**Exercise aim:** Copy exactly the lines of the records below, and only those lines, beginning with the line that contains "Clone this chart" and ending with the line that contains "Arimo, Arial, sans-serif';".

**Data entries:**
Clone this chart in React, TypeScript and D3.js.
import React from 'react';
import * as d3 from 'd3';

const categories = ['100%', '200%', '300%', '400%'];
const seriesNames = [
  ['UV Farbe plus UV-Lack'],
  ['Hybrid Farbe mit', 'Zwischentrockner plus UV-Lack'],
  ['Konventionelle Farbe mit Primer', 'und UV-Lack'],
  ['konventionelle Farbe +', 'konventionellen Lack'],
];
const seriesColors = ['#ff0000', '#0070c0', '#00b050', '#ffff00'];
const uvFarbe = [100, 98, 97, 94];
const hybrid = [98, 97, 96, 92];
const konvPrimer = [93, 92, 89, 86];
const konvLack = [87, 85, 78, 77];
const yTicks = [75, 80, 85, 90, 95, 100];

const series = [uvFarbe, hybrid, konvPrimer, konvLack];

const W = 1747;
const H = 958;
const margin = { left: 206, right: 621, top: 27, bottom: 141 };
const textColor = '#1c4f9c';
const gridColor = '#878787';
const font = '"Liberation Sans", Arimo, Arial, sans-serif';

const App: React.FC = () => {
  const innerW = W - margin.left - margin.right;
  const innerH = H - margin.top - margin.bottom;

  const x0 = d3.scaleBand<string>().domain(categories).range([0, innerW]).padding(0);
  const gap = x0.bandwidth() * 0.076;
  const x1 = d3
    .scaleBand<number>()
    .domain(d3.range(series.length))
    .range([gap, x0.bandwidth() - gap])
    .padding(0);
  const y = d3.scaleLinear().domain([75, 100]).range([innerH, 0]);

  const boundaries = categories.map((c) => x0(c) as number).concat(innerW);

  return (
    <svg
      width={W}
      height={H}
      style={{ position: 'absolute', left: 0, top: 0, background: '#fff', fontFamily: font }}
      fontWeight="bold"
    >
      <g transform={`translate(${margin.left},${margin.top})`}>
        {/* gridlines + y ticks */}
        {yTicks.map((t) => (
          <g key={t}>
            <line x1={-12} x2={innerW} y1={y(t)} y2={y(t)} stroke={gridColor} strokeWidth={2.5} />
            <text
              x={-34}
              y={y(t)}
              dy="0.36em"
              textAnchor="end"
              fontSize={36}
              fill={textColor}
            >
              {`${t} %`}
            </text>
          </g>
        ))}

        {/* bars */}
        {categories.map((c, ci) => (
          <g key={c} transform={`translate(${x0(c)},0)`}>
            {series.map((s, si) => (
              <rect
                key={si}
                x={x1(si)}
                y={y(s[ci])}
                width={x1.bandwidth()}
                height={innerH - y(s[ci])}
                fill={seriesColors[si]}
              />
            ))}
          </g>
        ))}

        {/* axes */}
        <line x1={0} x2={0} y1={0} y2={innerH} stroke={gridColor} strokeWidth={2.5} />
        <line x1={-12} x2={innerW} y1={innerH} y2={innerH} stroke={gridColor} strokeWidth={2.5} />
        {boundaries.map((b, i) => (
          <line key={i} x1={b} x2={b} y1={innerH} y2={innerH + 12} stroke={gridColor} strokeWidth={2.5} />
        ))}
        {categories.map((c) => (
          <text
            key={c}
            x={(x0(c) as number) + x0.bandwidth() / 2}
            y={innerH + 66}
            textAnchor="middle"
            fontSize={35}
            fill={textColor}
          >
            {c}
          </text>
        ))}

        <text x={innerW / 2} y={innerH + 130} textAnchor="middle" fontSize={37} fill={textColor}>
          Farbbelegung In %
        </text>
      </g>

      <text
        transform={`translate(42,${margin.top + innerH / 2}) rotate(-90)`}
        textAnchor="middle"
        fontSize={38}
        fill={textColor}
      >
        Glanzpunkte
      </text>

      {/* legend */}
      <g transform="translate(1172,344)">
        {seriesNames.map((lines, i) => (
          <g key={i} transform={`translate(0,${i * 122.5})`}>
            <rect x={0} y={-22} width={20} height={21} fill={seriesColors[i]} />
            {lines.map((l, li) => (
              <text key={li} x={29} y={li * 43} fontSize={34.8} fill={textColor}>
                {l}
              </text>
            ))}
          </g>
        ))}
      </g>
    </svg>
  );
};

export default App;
==
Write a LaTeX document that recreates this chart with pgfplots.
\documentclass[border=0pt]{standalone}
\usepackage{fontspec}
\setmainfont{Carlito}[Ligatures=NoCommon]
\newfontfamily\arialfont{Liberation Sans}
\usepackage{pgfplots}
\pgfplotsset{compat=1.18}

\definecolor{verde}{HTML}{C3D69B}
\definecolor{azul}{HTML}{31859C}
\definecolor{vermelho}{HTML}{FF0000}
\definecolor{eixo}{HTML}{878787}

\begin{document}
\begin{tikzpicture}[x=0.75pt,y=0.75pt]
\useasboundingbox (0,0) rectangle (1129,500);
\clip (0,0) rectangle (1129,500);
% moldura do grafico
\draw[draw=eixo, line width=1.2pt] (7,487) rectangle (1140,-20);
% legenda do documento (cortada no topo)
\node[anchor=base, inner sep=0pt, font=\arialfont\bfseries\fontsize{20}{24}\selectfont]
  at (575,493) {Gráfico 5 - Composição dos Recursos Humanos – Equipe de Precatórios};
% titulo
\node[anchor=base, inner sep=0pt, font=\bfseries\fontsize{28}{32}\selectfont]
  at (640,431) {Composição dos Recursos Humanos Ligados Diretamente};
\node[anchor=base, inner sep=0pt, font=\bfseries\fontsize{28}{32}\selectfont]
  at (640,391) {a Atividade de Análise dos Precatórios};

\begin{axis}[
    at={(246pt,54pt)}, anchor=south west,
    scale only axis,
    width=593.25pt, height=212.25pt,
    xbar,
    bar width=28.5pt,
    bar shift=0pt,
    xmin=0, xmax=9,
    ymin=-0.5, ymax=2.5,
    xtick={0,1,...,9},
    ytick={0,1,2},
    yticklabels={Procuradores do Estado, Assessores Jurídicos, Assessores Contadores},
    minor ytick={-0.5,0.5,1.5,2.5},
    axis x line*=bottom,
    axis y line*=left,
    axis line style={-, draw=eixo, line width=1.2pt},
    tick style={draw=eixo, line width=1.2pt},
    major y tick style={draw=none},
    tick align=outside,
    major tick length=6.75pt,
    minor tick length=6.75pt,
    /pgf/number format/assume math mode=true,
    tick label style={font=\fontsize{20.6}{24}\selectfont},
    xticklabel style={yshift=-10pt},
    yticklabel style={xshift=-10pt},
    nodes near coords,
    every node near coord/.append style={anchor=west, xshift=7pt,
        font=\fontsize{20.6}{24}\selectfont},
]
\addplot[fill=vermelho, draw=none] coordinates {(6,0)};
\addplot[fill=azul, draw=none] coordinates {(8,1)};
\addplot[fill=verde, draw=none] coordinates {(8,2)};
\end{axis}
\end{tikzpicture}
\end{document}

**Exercise output:**
Clone this chart in React, TypeScript and D3.js.
import React from 'react';
import * as d3 from 'd3';

const categories = ['100%', '200%', '300%', '400%'];
const seriesNames = [
  ['UV Farbe plus UV-Lack'],
  ['Hybrid Farbe mit', 'Zwischentrockner plus UV-Lack'],
  ['Konventionelle Farbe mit Primer', 'und UV-Lack'],
  ['konventionelle Farbe +', 'konventionellen Lack'],
];
const seriesColors = ['#ff0000', '#0070c0', '#00b050', '#ffff00'];
const uvFarbe = [100, 98, 97, 94];
const hybrid = [98, 97, 96, 92];
const konvPrimer = [93, 92, 89, 86];
const konvLack = [87, 85, 78, 77];
const yTicks = [75, 80, 85, 90, 95, 100];

const series = [uvFarbe, hybrid, konvPrimer, konvLack];

const W = 1747;
const H = 958;
const margin = { left: 206, right: 621, top: 27, bottom: 141 };
const textColor = '#1c4f9c';
const gridColor = '#878787';
const font = '"Liberation Sans", Arimo, Arial, sans-serif';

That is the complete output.